[Figure scripts]
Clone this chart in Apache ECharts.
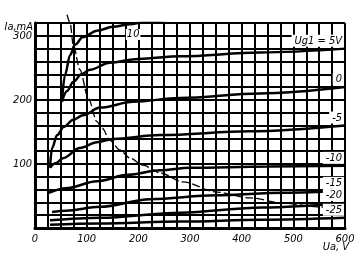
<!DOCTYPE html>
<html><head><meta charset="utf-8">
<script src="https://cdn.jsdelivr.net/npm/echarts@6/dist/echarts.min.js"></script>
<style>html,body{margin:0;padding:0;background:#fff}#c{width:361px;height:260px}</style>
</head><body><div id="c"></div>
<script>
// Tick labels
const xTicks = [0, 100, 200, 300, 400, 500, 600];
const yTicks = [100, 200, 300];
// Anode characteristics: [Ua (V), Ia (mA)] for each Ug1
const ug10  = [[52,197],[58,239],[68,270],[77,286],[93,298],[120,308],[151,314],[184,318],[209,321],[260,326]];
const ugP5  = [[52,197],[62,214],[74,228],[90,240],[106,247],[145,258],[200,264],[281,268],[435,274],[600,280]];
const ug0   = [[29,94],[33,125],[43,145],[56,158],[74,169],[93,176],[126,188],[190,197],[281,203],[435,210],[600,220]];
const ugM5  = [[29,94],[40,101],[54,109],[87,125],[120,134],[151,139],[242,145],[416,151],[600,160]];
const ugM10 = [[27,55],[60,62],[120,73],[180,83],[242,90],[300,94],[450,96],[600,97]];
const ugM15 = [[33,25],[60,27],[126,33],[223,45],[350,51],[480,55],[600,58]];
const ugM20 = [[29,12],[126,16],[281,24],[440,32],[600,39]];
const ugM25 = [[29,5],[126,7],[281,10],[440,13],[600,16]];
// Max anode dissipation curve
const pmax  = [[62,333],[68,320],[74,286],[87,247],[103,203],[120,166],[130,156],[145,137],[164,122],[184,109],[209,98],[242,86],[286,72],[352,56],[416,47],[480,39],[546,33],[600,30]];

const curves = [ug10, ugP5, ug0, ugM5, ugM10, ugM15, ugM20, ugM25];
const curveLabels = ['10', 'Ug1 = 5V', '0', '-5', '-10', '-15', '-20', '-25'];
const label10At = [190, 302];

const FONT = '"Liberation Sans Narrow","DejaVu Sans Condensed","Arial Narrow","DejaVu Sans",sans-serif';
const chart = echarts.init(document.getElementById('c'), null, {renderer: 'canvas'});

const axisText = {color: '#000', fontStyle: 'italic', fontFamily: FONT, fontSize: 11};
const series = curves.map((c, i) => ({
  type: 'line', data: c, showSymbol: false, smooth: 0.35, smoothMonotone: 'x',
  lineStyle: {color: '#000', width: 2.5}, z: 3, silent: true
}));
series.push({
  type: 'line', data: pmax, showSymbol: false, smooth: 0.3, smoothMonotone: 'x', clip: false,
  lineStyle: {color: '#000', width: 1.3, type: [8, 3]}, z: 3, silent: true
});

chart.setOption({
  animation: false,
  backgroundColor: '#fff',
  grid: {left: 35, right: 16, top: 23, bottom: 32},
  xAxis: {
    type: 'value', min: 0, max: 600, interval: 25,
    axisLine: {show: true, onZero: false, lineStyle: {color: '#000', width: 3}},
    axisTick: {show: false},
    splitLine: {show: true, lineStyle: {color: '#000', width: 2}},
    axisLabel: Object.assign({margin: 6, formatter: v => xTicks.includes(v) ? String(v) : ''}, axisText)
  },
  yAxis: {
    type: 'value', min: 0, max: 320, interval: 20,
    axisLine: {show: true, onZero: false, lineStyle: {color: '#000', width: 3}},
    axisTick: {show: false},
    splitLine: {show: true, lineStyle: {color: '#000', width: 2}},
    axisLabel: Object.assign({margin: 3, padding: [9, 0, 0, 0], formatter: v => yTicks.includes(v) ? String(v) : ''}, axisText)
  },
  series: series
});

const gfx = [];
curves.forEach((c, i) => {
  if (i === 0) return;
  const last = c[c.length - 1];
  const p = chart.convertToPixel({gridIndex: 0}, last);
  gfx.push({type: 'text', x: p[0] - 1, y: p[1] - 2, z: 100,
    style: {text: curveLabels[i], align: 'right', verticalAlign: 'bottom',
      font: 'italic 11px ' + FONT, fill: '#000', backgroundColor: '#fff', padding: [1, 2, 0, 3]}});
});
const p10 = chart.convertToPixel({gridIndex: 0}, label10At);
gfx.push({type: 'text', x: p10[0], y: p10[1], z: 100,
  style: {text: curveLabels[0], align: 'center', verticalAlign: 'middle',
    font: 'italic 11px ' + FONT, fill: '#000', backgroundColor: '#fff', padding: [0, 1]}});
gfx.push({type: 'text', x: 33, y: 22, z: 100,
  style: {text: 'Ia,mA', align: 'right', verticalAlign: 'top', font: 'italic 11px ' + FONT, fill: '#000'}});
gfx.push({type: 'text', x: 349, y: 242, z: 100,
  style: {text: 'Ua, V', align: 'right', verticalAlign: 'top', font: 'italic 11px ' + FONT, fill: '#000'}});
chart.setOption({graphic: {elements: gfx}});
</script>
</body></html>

...

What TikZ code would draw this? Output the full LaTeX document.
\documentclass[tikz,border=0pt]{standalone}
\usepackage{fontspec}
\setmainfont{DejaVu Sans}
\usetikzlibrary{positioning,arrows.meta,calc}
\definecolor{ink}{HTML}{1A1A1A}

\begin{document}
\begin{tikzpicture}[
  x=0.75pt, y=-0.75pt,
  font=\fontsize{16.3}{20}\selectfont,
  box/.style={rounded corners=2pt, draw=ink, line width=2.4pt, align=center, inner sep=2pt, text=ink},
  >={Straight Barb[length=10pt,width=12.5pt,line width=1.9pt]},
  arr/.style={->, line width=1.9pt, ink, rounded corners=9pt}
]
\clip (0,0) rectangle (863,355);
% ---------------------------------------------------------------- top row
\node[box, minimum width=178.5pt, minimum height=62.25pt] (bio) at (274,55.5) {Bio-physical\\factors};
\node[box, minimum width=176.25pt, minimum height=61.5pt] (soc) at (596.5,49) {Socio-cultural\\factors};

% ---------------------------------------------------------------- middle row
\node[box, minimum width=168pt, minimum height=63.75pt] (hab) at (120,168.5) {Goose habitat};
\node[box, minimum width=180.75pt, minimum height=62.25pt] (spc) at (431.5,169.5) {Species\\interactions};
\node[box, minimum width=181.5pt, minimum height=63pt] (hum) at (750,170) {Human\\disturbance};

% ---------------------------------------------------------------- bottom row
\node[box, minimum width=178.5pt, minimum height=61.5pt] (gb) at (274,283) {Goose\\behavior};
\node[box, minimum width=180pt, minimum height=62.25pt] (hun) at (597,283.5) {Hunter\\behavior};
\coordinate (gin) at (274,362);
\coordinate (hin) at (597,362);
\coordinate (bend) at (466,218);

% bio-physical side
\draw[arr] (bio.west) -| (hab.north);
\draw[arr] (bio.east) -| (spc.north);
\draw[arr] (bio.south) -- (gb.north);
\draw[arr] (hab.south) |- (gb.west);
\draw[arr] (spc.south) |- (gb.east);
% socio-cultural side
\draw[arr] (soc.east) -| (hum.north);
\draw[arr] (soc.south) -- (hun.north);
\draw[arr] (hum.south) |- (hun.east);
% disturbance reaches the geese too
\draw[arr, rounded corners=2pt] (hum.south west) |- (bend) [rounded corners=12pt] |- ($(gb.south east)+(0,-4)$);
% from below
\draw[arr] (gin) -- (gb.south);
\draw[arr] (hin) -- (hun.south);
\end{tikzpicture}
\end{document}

-- Stated problem --
Give again only the lines that run from the line with "What TikZ code" to the line with "(bend) at (466,218);". Include both of those lines exactly as written.

-- Task solution --
What TikZ code would draw this? Output the full LaTeX document.
\documentclass[tikz,border=0pt]{standalone}
\usepackage{fontspec}
\setmainfont{DejaVu Sans}
\usetikzlibrary{positioning,arrows.meta,calc}
\definecolor{ink}{HTML}{1A1A1A}

\begin{document}
\begin{tikzpicture}[
  x=0.75pt, y=-0.75pt,
  font=\fontsize{16.3}{20}\selectfont,
  box/.style={rounded corners=2pt, draw=ink, line width=2.4pt, align=center, inner sep=2pt, text=ink},
  >={Straight Barb[length=10pt,width=12.5pt,line width=1.9pt]},
  arr/.style={->, line width=1.9pt, ink, rounded corners=9pt}
]
\clip (0,0) rectangle (863,355);
% ---------------------------------------------------------------- top row
\node[box, minimum width=178.5pt, minimum height=62.25pt] (bio) at (274,55.5) {Bio-physical\\factors};
\node[box, minimum width=176.25pt, minimum height=61.5pt] (soc) at (596.5,49) {Socio-cultural\\factors};

% ---------------------------------------------------------------- middle row
\node[box, minimum width=168pt, minimum height=63.75pt] (hab) at (120,168.5) {Goose habitat};
\node[box, minimum width=180.75pt, minimum height=62.25pt] (spc) at (431.5,169.5) {Species\\interactions};
\node[box, minimum width=181.5pt, minimum height=63pt] (hum) at (750,170) {Human\\disturbance};

% ---------------------------------------------------------------- bottom row
\node[box, minimum width=178.5pt, minimum height=61.5pt] (gb) at (274,283) {Goose\\behavior};
\node[box, minimum width=180pt, minimum height=62.25pt] (hun) at (597,283.5) {Hunter\\behavior};
\coordinate (gin) at (274,362);
\coordinate (hin) at (597,362);
\coordinate (bend) at (466,218);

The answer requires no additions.